You and your employer contribute to an occupational pension fund based on a percentage of your salary. Sometimes, you can increase the amount you pay into your pension plan. As with the state pension, you will receive your occupational pension upon retirement.

Private Pensions (Individueel Pensioen)

Private pensions are individual pension plans that you can set up voluntarily. If you are self-employed, paying into a private pension plan is vital for securing your financial future in retirement. Personal pensions are often more prevalent in countries where state and collective pensions are less robust. However, many people increasingly incorporate them into their financial planning.

Any resident or non-resident working in the Netherlands can set up a private pension plan. Private pension plans offer a more extensive range of investment options. These allow you to be far more flexible about your contributions. Suppose you want closer control over how much you pay into your pension and how you invest. In that case, a private pension offers something different.

an elderly couple checking what changes have occurred to the Dutch Pension System in 2023

What’s Changing with the Dutch Pension System in 2023?

A lot has changed in society in recent years. Demographics, economics and the labor market, are different. People are getting older. People no longer work for a single employer all their lives but often change jobs or start their own businesses and projects. As such, the Dutch government and pension organizations proposed broad changes to the Dutch pension system in 2023.

These changes aim to make the pension system more transparent, flexible and personal. It also aims to provide more choices for retirees and better support for family members or those working in intense industry. A number of these changes are set to begin in 2023. These changes fall under the transition to a new state pension system. This is the contribution-based pension contract, the Nieuw Pensioenstelsel.

The New Pension Contract (Nieuw Pensioenstelsel) changes how pension funds invest contributions. Through collective investment, risk and reward are shared between all members. This aims to reduce uncertainty over pension payouts. It also aims to prevent individuals from accumulating too much or too little pension over their lifetime. It also makes the system more robust. With positive economic circumstances, pension funds can increase quicker. Multiple mechanisms also prevent pensions from dropping too drastically in economic downturns.

As mentioned, the retirement age will be 68 under the new Dutch pension scheme by the end of 2023. This change is a part of the scheme aimed at slowing the rise of the pension age, which began in 2020. From 2025, the state pension age will rise by eight months per year rather than one full year.

a man sitting at his computer with a piggy bank in the foreground

The new pension system also takes other factors into account. For example, for younger generations, pension funds can invest with higher risk. Younger individuals will collectively have a longer period for contributions to balance. By comparison, pension funds for individuals nearing retirement can now invest with less risk to their clients. This makes the new pension system far more personal.
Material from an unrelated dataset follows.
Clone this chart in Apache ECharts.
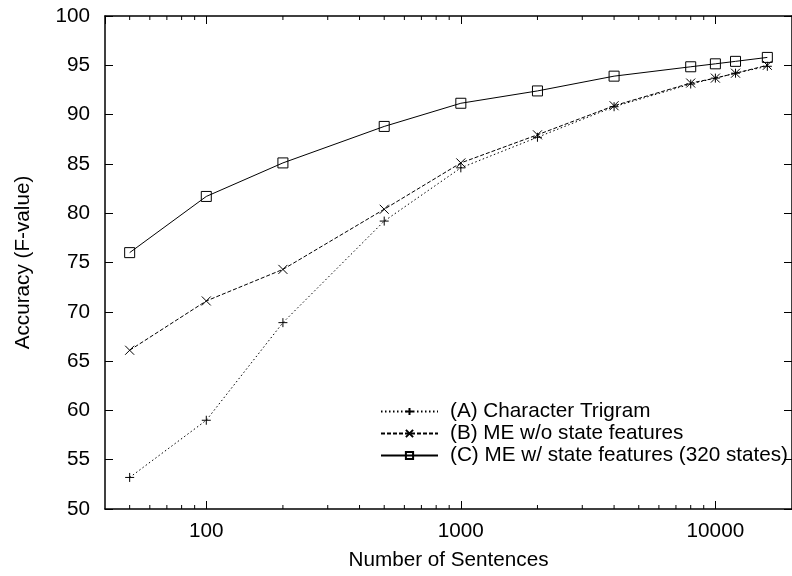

This is more beneficial for younger workers, as their investments will be worth far more when they retire. Compensation schemes may be introduced to offset this change for older individuals. This is because their investments are worth less as they approach retirement.

By law, pension providers and employers must transition to the New Pension Contract beginning in 2023. A deadline of 2027 has been set, with all providers and partners needing to comply with the new system before then.

For a full breakdown of the new pension system in the Netherlands, use the resources provided by the Dutch government. Knowing your state pension and occupational pension entitlement is important as an expat. Be sure to secure your financial future!